::: Raw data

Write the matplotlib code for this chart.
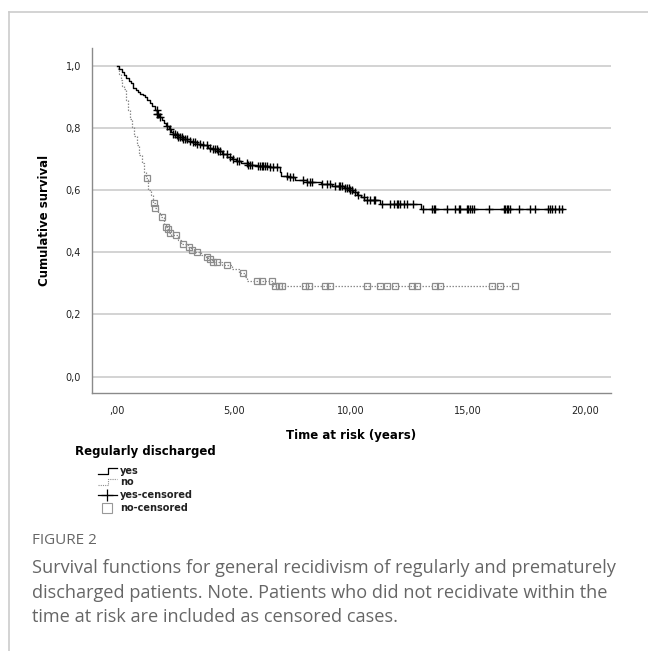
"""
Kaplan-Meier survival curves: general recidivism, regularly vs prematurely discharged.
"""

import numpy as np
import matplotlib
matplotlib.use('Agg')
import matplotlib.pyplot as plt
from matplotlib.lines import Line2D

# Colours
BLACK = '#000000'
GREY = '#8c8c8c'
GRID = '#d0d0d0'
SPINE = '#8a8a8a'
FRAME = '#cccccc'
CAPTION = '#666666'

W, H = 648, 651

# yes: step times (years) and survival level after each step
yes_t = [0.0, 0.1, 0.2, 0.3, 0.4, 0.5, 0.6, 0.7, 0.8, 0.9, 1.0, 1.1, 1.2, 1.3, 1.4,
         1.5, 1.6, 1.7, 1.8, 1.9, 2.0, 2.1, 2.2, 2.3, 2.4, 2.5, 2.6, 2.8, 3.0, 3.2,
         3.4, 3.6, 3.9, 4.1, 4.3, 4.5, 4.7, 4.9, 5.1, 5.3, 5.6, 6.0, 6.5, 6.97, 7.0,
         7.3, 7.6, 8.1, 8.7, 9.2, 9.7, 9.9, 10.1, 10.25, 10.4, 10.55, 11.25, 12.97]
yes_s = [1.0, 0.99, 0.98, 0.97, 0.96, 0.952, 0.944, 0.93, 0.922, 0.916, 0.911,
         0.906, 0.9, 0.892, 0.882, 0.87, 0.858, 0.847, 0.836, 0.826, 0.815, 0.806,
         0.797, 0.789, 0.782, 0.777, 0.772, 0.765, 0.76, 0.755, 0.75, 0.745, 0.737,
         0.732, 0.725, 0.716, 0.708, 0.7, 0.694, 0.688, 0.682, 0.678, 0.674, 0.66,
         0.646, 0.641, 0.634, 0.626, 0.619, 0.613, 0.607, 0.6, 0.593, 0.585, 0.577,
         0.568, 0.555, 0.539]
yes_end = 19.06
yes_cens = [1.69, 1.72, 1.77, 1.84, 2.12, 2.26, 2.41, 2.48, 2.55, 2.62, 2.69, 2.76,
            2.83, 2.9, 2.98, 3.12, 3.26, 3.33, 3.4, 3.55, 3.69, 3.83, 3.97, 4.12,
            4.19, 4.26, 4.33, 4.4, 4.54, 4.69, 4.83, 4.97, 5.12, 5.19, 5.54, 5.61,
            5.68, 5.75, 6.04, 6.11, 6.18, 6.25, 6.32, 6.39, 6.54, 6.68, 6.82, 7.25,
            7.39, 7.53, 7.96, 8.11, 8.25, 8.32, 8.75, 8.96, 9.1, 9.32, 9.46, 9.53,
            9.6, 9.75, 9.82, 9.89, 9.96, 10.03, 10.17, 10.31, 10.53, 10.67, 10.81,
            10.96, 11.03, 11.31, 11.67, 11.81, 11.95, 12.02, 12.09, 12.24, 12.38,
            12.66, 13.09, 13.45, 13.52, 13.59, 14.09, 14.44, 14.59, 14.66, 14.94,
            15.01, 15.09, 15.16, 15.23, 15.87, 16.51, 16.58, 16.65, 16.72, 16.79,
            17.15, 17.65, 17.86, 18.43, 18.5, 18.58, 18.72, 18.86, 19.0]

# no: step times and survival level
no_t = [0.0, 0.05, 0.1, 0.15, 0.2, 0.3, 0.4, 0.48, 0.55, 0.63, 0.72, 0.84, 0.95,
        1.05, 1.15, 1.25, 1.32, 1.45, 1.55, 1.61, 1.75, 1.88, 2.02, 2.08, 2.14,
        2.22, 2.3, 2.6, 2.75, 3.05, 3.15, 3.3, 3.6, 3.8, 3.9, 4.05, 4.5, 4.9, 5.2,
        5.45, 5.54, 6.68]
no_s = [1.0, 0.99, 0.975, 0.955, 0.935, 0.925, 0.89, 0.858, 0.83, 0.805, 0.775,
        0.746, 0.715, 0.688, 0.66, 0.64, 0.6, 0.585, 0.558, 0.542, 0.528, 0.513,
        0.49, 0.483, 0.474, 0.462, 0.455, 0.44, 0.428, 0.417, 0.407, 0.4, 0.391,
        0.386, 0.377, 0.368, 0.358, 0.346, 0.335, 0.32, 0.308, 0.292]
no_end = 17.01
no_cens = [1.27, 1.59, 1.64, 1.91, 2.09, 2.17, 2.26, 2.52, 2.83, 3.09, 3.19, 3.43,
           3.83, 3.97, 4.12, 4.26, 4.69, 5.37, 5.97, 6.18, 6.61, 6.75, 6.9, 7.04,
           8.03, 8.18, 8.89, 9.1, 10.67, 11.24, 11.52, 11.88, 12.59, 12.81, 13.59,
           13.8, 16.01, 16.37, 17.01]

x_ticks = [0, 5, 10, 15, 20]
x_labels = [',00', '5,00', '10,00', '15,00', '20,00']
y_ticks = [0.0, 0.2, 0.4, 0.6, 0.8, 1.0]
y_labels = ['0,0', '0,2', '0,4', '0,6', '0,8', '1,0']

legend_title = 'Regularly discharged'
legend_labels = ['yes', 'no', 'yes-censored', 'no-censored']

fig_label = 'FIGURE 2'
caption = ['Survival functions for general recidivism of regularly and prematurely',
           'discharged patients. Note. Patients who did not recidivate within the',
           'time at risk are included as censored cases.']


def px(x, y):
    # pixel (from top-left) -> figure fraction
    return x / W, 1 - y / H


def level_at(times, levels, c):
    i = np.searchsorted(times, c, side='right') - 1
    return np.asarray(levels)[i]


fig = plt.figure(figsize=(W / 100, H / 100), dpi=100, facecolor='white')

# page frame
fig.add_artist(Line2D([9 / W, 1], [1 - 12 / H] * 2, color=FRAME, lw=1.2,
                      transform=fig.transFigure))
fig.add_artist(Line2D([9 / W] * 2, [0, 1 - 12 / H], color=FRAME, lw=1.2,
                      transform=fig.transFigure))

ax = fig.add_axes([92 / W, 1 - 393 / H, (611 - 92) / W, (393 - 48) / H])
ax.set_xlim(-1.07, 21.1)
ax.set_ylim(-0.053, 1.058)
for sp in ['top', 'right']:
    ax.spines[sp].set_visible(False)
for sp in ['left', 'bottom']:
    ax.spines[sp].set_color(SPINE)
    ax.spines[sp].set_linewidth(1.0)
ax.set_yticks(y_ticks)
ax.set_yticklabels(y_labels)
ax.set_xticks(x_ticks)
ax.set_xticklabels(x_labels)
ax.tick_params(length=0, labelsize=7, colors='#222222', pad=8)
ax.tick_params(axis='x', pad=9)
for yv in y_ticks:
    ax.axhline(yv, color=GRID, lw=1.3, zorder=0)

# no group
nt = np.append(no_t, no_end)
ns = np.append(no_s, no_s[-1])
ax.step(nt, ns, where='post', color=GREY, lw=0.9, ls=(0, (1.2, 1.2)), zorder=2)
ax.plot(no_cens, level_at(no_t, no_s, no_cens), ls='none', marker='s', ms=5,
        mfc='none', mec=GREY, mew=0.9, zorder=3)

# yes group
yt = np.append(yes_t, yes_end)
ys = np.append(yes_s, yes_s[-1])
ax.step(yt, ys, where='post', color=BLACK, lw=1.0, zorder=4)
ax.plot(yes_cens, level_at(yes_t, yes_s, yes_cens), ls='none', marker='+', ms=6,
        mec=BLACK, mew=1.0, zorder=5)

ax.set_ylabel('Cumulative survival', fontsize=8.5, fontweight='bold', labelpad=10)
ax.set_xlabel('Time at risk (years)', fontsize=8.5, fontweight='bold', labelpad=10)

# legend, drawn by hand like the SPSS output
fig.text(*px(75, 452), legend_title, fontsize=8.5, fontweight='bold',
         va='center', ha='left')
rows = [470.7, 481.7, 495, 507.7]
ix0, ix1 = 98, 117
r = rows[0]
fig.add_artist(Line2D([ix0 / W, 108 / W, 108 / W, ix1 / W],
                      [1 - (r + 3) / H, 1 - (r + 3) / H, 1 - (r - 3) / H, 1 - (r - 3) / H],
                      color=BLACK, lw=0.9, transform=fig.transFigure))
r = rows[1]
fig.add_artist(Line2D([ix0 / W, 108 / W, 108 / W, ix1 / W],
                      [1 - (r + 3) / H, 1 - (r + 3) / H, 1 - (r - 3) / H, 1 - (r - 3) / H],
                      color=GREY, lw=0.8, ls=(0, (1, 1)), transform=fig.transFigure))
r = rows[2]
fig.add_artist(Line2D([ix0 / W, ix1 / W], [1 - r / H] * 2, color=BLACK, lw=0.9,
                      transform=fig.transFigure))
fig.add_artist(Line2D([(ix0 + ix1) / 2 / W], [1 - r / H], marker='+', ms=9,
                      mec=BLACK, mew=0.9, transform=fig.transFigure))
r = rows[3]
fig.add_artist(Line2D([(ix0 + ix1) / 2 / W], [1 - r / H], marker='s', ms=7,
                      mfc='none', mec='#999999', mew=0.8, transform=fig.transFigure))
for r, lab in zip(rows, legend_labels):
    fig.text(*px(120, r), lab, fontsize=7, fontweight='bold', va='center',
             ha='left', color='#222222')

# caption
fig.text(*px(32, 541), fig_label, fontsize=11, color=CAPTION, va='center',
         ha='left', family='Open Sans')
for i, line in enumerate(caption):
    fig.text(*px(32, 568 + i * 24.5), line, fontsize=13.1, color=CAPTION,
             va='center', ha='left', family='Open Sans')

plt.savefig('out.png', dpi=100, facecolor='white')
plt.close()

::::::

Written exercise> Repeat the listing above from its first line through the line that contains "from matplotlib.lines import Line2D", both included, and nothing more. Drop the pictures.

Exercise output>
Write the matplotlib code for this chart.
"""
Kaplan-Meier survival curves: general recidivism, regularly vs prematurely discharged.
"""

import numpy as np
import matplotlib
matplotlib.use('Agg')
import matplotlib.pyplot as plt
from matplotlib.lines import Line2D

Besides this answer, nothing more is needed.